Not used to such rich food and perhaps having over-indulged, Hutcheon was awake in the middle of the night and couldn’t get back to sleep. In the circumstances, he was pretty pleased with an opening two-under 69 that left him just three shots behind two joint-leaders – Cawder’s Chris Kelly and Graham Fox (Clydeway Golf).

After claiming the crown two years ago, Fox has also enjoyed the “Gleneagles experience”. In fact, he has been told in no uncertain terms that his wife, for one, would like to savour it again. “You’d better win this week,” was her message to him on leaving home, and he admitted: “It’s a wee extra incentive to do well this week.”

On a course that drew all-round praise – a drainage programme has seen a huge improvement to the greens on both the King’s and Queen’s Courses – Fox was particularly pleased to birdie the par-4 third, where he “chipped” a 7-iron under the wind from 145 yards to 20 feet.

“That hole owed me a birdie,” he said with a smile.

Kelly, bidding to regain a title he won in 2003, warmed up for this event by winning the Portpatrick Pro-Am on Saturday with a seven-under 63.

“I covered the last six holes there in seven-under-par and just carried on today by hitting it close at the first,” said the 36-year-old after a round that contained six birdies.

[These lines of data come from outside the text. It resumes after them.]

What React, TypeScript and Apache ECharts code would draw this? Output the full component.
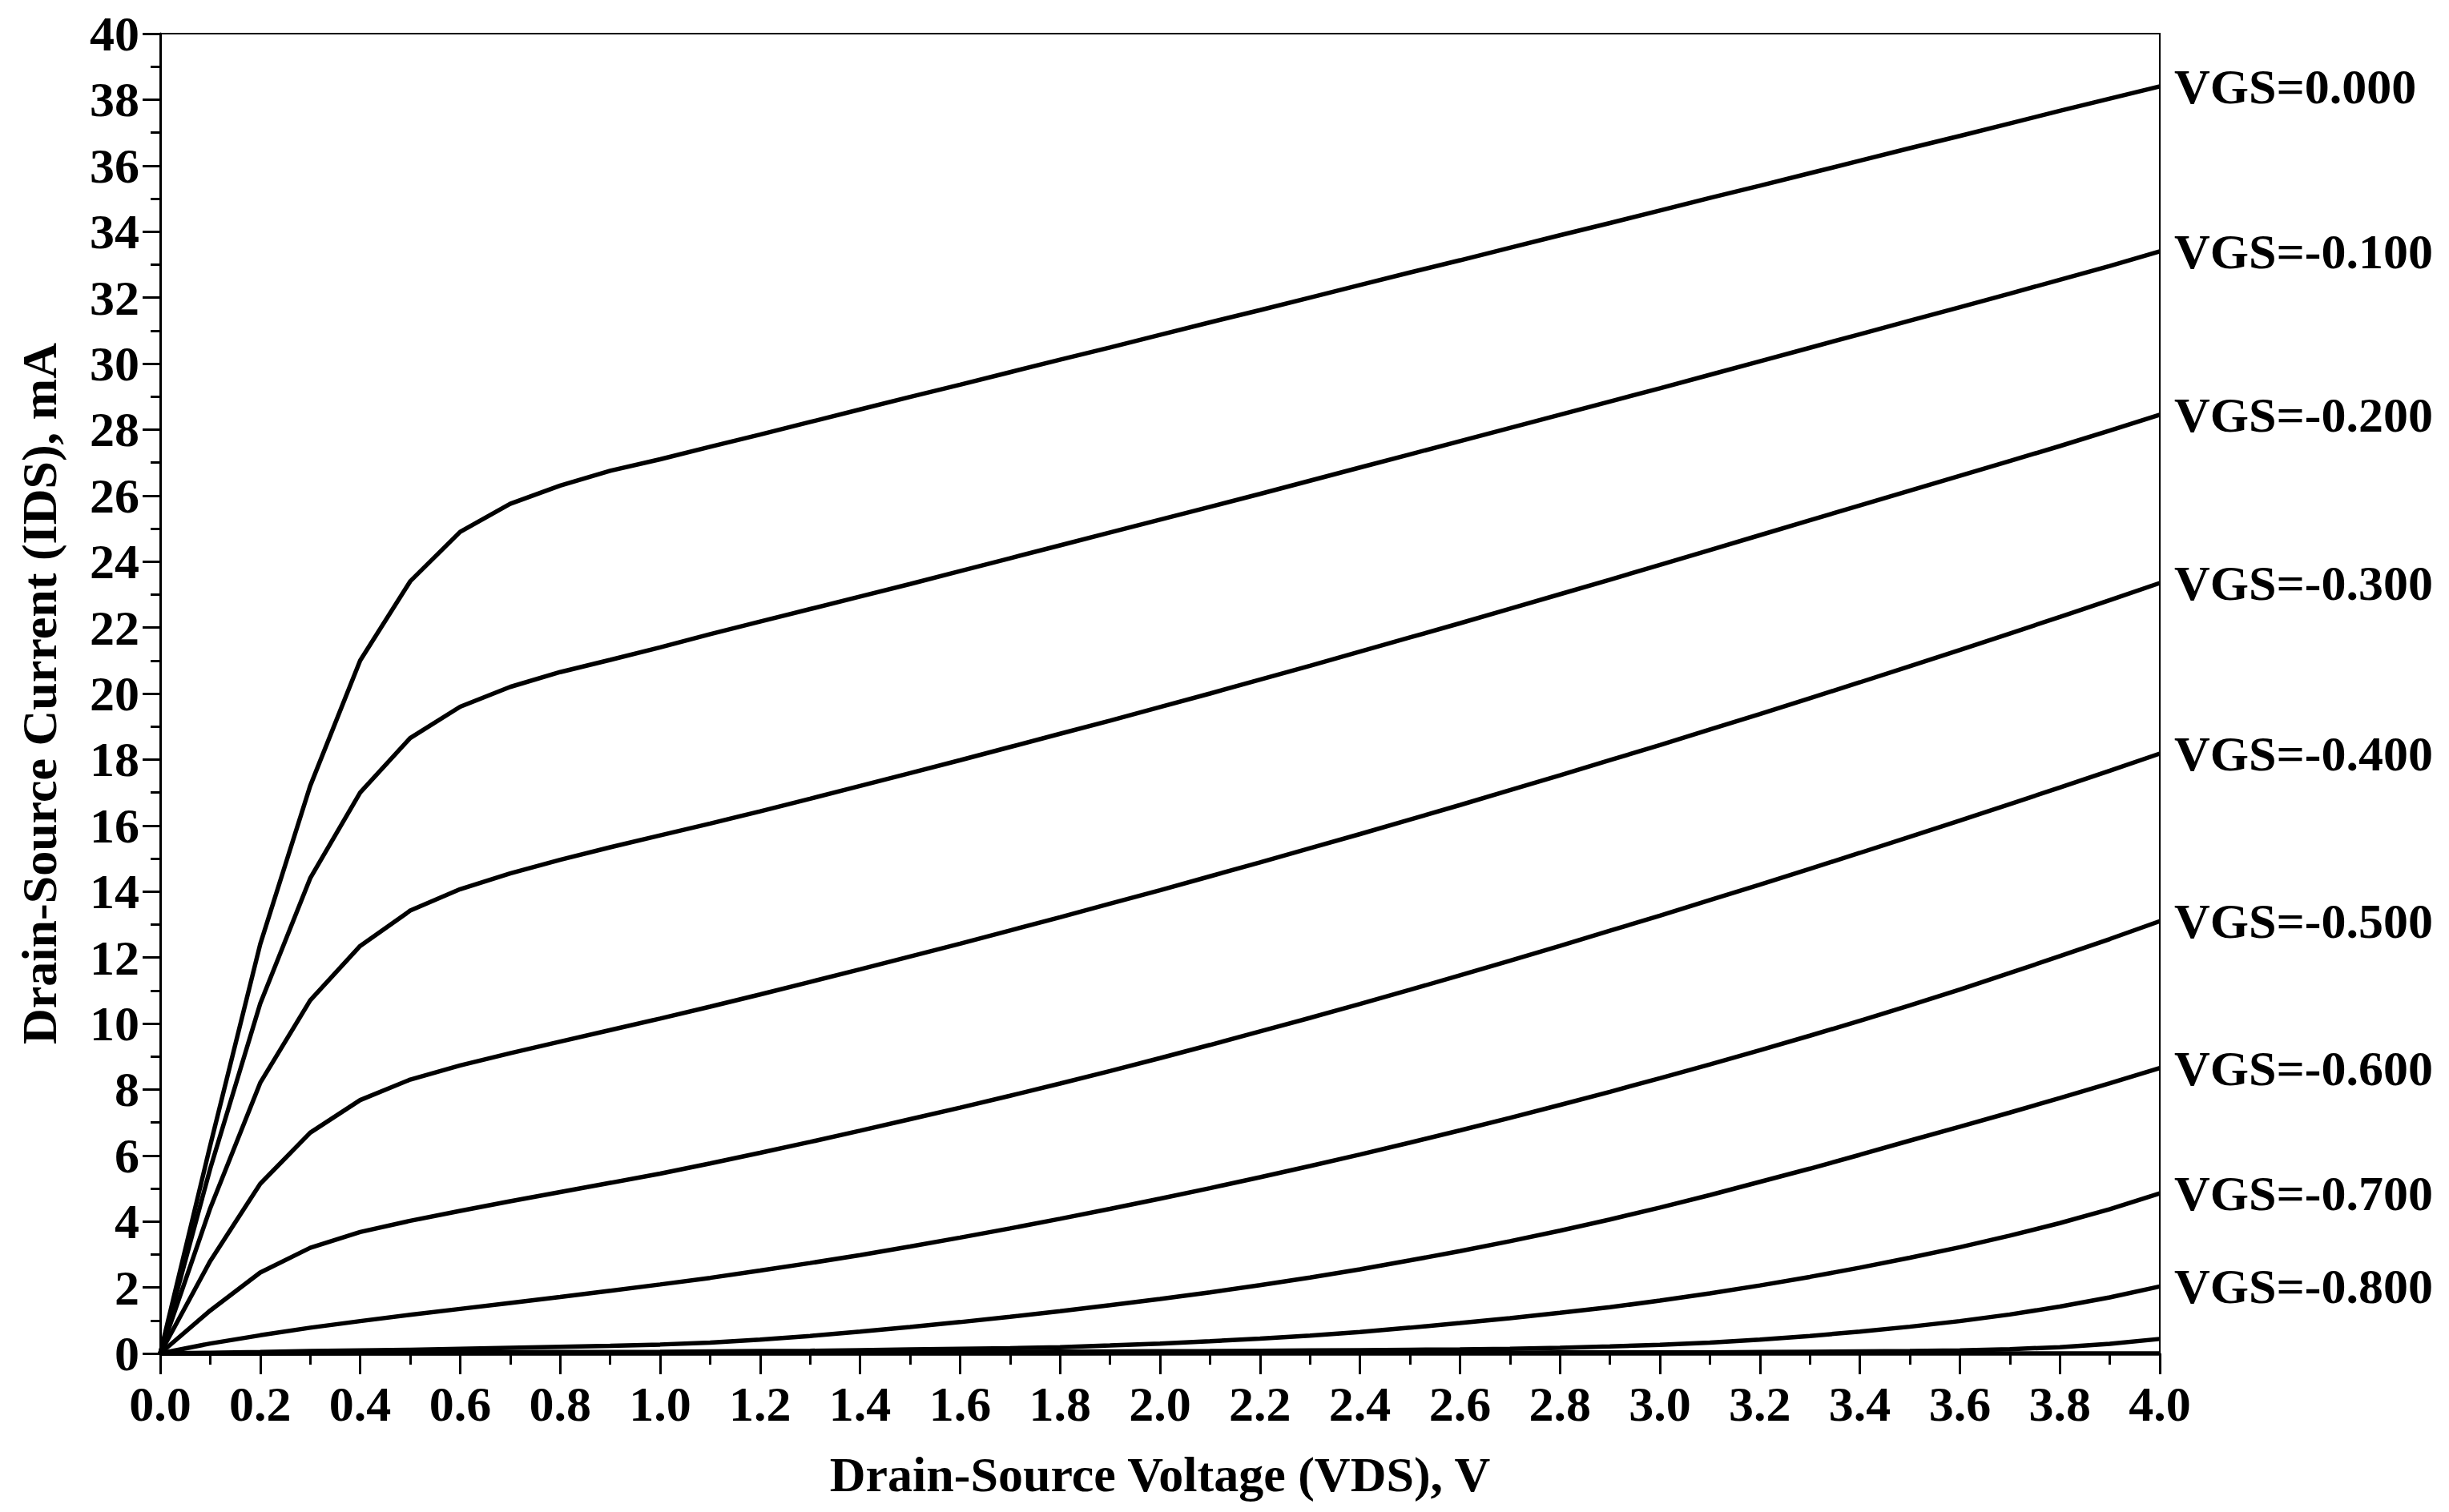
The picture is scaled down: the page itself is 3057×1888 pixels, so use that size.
import React, { useEffect, useRef } from "react";
import * as echarts from "echarts";

// Drain-source voltage samples (V)
const vds = [
  0.0, 0.1, 0.2, 0.3, 0.4, 0.5, 0.6, 0.7, 0.8, 0.9,
  1.0, 1.1, 1.2, 1.3, 1.4, 1.5, 1.6, 1.7, 1.8, 1.9,
  2.0, 2.1, 2.2, 2.3, 2.4, 2.5, 2.6, 2.7, 2.8, 2.9,
  3.0, 3.1, 3.2, 3.3, 3.4, 3.5, 3.6, 3.7, 3.8, 3.9, 4.0,
];

// Drain-source current (mA) for each gate voltage
const ids_vgs_000 = [
  0, 6.3, 12.4, 17.2, 21.0, 23.4, 24.9, 25.75, 26.3, 26.75,
  27.1, 27.48, 27.85, 28.23, 28.61, 28.99, 29.36, 29.74, 30.12, 30.49,
  30.87, 31.25, 31.62, 32.0, 32.38, 32.76, 33.13, 33.51, 33.89, 34.26,
  34.64, 35.02, 35.39, 35.77, 36.15, 36.53, 36.9, 37.28, 37.66, 38.03, 38.4,
];
const ids_vgs_010 = [
  0, 5.6, 10.6, 14.4, 17.0, 18.65, 19.6, 20.2, 20.65, 21.02,
  21.4, 21.8, 22.18, 22.56, 22.94, 23.32, 23.71, 24.1, 24.49, 24.88,
  25.27, 25.66, 26.05, 26.45, 26.85, 27.25, 27.65, 28.05, 28.45, 28.85,
  29.25, 29.66, 30.07, 30.48, 30.89, 31.3, 31.71, 32.12, 32.54, 32.96, 33.4,
];
const ids_vgs_020 = [
  0, 4.4, 8.2, 10.7, 12.35, 13.42, 14.07, 14.55, 14.96, 15.34,
  15.7, 16.06, 16.43, 16.81, 17.2, 17.59, 17.98, 18.38, 18.78, 19.18,
  19.59, 20.0, 20.42, 20.84, 21.27, 21.7, 22.13, 22.57, 23.01, 23.45,
  23.9, 24.35, 24.8, 25.25, 25.7, 26.15, 26.6, 27.05, 27.5, 27.97, 28.45,
];
const ids_vgs_030 = [
  0, 2.8, 5.14, 6.69, 7.68, 8.3, 8.73, 9.1, 9.45, 9.8,
  10.15, 10.51, 10.88, 11.26, 11.64, 12.03, 12.42, 12.82, 13.22, 13.63,
  14.04, 14.46, 14.88, 15.31, 15.74, 16.18, 16.62, 17.07, 17.52, 17.98,
  18.44, 18.91, 19.38, 19.86, 20.34, 20.83, 21.32, 21.82, 22.32, 22.83, 23.35,
];
const ids_vgs_040 = [
  0, 1.3, 2.45, 3.2, 3.68, 4.02, 4.32, 4.61, 4.89, 5.17,
  5.45, 5.76, 6.08, 6.41, 6.75, 7.1, 7.45, 7.81, 8.18, 8.56,
  8.95, 9.35, 9.76, 10.17, 10.59, 11.02, 11.46, 11.9, 12.35, 12.81,
  13.27, 13.74, 14.21, 14.69, 15.17, 15.66, 16.15, 16.65, 17.15, 17.66, 18.18,
];
const ids_vgs_050 = [
  0, 0.3, 0.55, 0.78, 0.98, 1.17, 1.35, 1.53, 1.71, 1.9,
  2.09, 2.29, 2.51, 2.74, 2.98, 3.24, 3.51, 3.79, 4.08, 4.38,
  4.69, 5.01, 5.34, 5.68, 6.03, 6.39, 6.76, 7.14, 7.53, 7.93,
  8.34, 8.76, 9.19, 9.63, 10.08, 10.55, 11.03, 11.53, 12.04, 12.56, 13.1,
];
const ids_vgs_060 = [
  0, 0.02, 0.04, 0.07, 0.09, 0.11, 0.14, 0.17, 0.2, 0.23,
  0.27, 0.33, 0.42, 0.53, 0.66, 0.8, 0.95, 1.11, 1.28, 1.46,
  1.65, 1.85, 2.07, 2.3, 2.55, 2.82, 3.1, 3.4, 3.72, 4.06,
  4.42, 4.8, 5.2, 5.6, 6.02, 6.45, 6.87, 7.3, 7.74, 8.19, 8.65,
];
const ids_vgs_070 = [
  0, 0.005, 0.01, 0.015, 0.02, 0.025, 0.03, 0.035, 0.04, 0.045,
  0.05, 0.06, 0.07, 0.08, 0.1, 0.12, 0.14, 0.16, 0.19, 0.24,
  0.3, 0.37, 0.45, 0.54, 0.65, 0.78, 0.92, 1.07, 1.23, 1.4,
  1.6, 1.82, 2.06, 2.32, 2.6, 2.9, 3.22, 3.57, 3.95, 4.37, 4.85,
];
const ids_vgs_080 = [
  0, 0.003, 0.005, 0.008, 0.01, 0.013, 0.015, 0.018, 0.02, 0.023,
  0.025, 0.028, 0.03, 0.033, 0.035, 0.04, 0.045, 0.05, 0.055, 0.06,
  0.065, 0.07, 0.08, 0.09, 0.1, 0.11, 0.12, 0.14, 0.17, 0.21,
  0.26, 0.33, 0.42, 0.53, 0.66, 0.81, 0.98, 1.18, 1.42, 1.7, 2.03,
];
const ids_vgs_090 = [
  0, 0, 0, 0.01, 0.01, 0.01, 0.01, 0.01, 0.01, 0.01,
  0.01, 0.01, 0.01, 0.01, 0.01, 0.01, 0.01, 0.01, 0.01, 0.02,
  0.02, 0.02, 0.02, 0.02, 0.02, 0.02, 0.02, 0.02, 0.03, 0.03,
  0.03, 0.03, 0.04, 0.05, 0.06, 0.07, 0.09, 0.13, 0.19, 0.29, 0.44,
];
const ids_vgs_100 = [
  0, 0, 0, 0, 0, 0, 0, 0, 0, 0,
  0, 0, 0, 0, 0, 0, 0, 0, 0, 0,
  0, 0, 0, 0, 0, 0, 0, 0, 0, 0,
  0, 0, 0, 0, 0, 0, 0, 0, 0, 0, 0,
];

const curveLabels = [
  "VGS=0.000", "VGS=-0.100", "VGS=-0.200", "VGS=-0.300", "VGS=-0.400",
  "VGS=-0.500", "VGS=-0.600", "VGS=-0.700", "VGS=-0.800", "", "",
];
const curves = [
  ids_vgs_000, ids_vgs_010, ids_vgs_020, ids_vgs_030, ids_vgs_040,
  ids_vgs_050, ids_vgs_060, ids_vgs_070, ids_vgs_080, ids_vgs_090, ids_vgs_100,
];

const FONT = "'Liberation Serif', 'Times New Roman', serif";

export default function App() {
  const ref = useRef<HTMLDivElement>(null);

  useEffect(() => {
    if (!ref.current) return;
    const chart = echarts.init(ref.current, undefined, { renderer: "svg" });

    const series = curves.map((arr, k) => ({
      type: "line",
      name: curveLabels[k] || "vgs" + k,
      data: vds.map((v, i) => [v, arr[i]]),
      showSymbol: false,
      symbol: "none",
      clip: false,
      z: 3,
      lineStyle: { color: "#000", width: 5.5 },
      endLabel: curveLabels[k]
        ? {
            show: true,
            formatter: curveLabels[k],
            color: "#000",
            fontSize: 62,
            fontWeight: "bold",
            fontFamily: FONT,
            distance: 18,
          }
        : { show: false },
      emphasis: { disabled: true },
    }));

    chart.setOption({
      animation: false,
      backgroundColor: "#fff",
      grid: {
        left: 200,
        right: 361,
        top: 42,
        bottom: 198,
        show: true,
        borderColor: "#000",
        borderWidth: 2,
        backgroundColor: "transparent",
      },
      xAxis: {
        type: "value",
        min: 0,
        max: 4,
        interval: 0.2,
        name: "Drain-Source Voltage (VDS), V",
        nameLocation: "middle",
        nameGap: 120,
        nameTextStyle: {
          color: "#000",
          fontSize: 62,
          fontWeight: "bold",
          fontFamily: FONT,
        },
        axisLine: { show: true, lineStyle: { color: "#000", width: 3 } },
        axisTick: { show: true, length: 26, lineStyle: { color: "#000", width: 3 } },
        minorTick: { show: true, splitNumber: 2, length: 14, lineStyle: { color: "#000", width: 3 } },
        splitLine: { show: false },
        minorSplitLine: { show: false },
        axisLabel: {
          color: "#000",
          fontSize: 62,
          fontWeight: "bold",
          fontFamily: FONT,
          margin: 32,
          formatter: (v: number) => v.toFixed(1),
        },
      },
      yAxis: {
        type: "value",
        min: 0,
        max: 40,
        interval: 2,
        name: "Drain-Source Current (IDS), mA",
        nameLocation: "middle",
        nameGap: 120,
        nameTextStyle: {
          color: "#000",
          fontSize: 62,
          fontWeight: "bold",
          fontFamily: FONT,
        },
        axisLine: { show: true, lineStyle: { color: "#000", width: 3 } },
        axisTick: { show: true, length: 22, lineStyle: { color: "#000", width: 3 } },
        minorTick: { show: true, splitNumber: 2, length: 12, lineStyle: { color: "#000", width: 3 } },
        splitLine: { show: false },
        minorSplitLine: { show: false },
        axisLabel: {
          color: "#000",
          fontSize: 62,
          fontWeight: "bold",
          fontFamily: FONT,
          margin: 26,
        },
      },
      series,
    });

    return () => chart.dispose();
  }, []);

  return (
    <div
      ref={ref}
      style={{
        position: "fixed",
        left: 0,
        top: 0,
        width: 3057,
        height: 1888,
        background: "#fff",
      }}
    />
  );
}
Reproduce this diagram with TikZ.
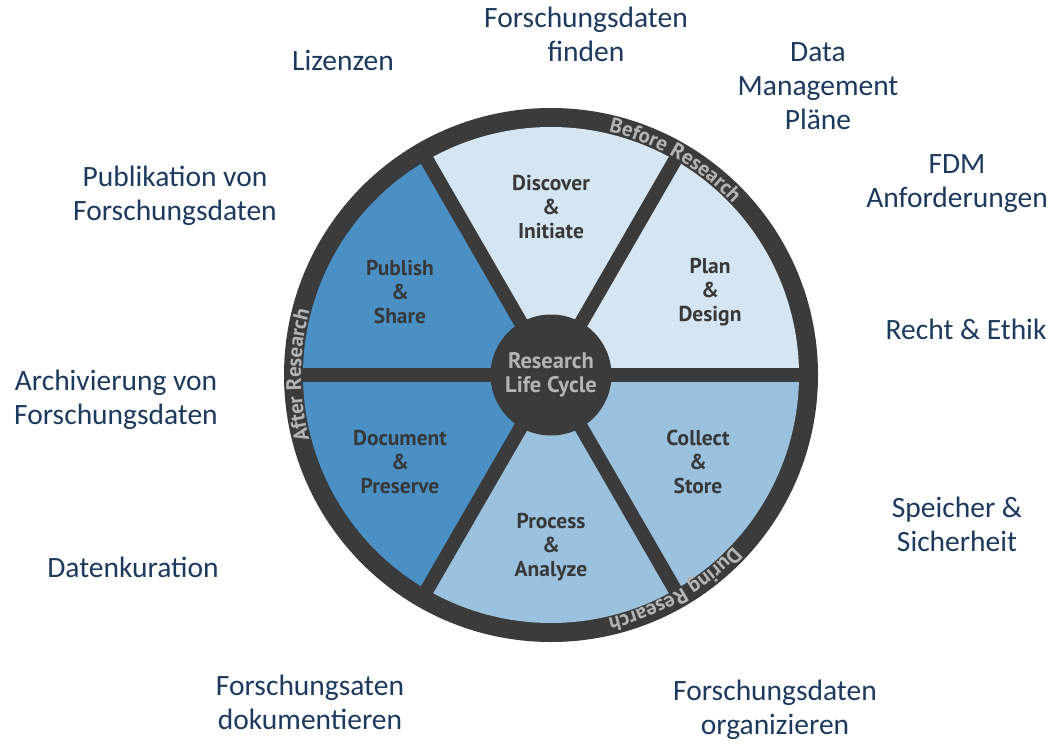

While the event’s new early-season slot showed up rust in some games, others to make promising starts included the unattached Ross Cameron and Portpatrick’s Christopher Robinson as they nestled in behind the two joint-leaders after matching 67s.

“I’ve been putting well all year,” reported Cameron, a 35-year-old from Ellon who is focusing mainly on the PGA EuroPro Tour this season, after another good day on the greens, while Robinson, 25, enjoyed holing one from down the slope at the fifth. “It did a lap of honour before dropping,” he said.

Three players are a shot further back – Andrew Oldcorn (Kings Acre), David Orr (Mearns Castle) and Mark Kerr (Marriott Dalmahoy). Oldcorn, the 2001 PGA champion, was seven-under-par through 12 holes but had his momentum halted by a poor second from the middle of the 13th fairway. “I totally fatted it and it only went 80 yards,” he said afterwards. “I’m boiling as I feel I’ve totally wasted an opportunity to get a foothold in the tournament.”

Orr, the 2009 winner, described his effort as a “real struggle” due to the fact he was being hampered by a pulled muscle – an injury picked up in the gym – and had to take pain-killers out on the course.

“I’ll try to keep playing through the pain as I can get a wee rest after this event,” he said.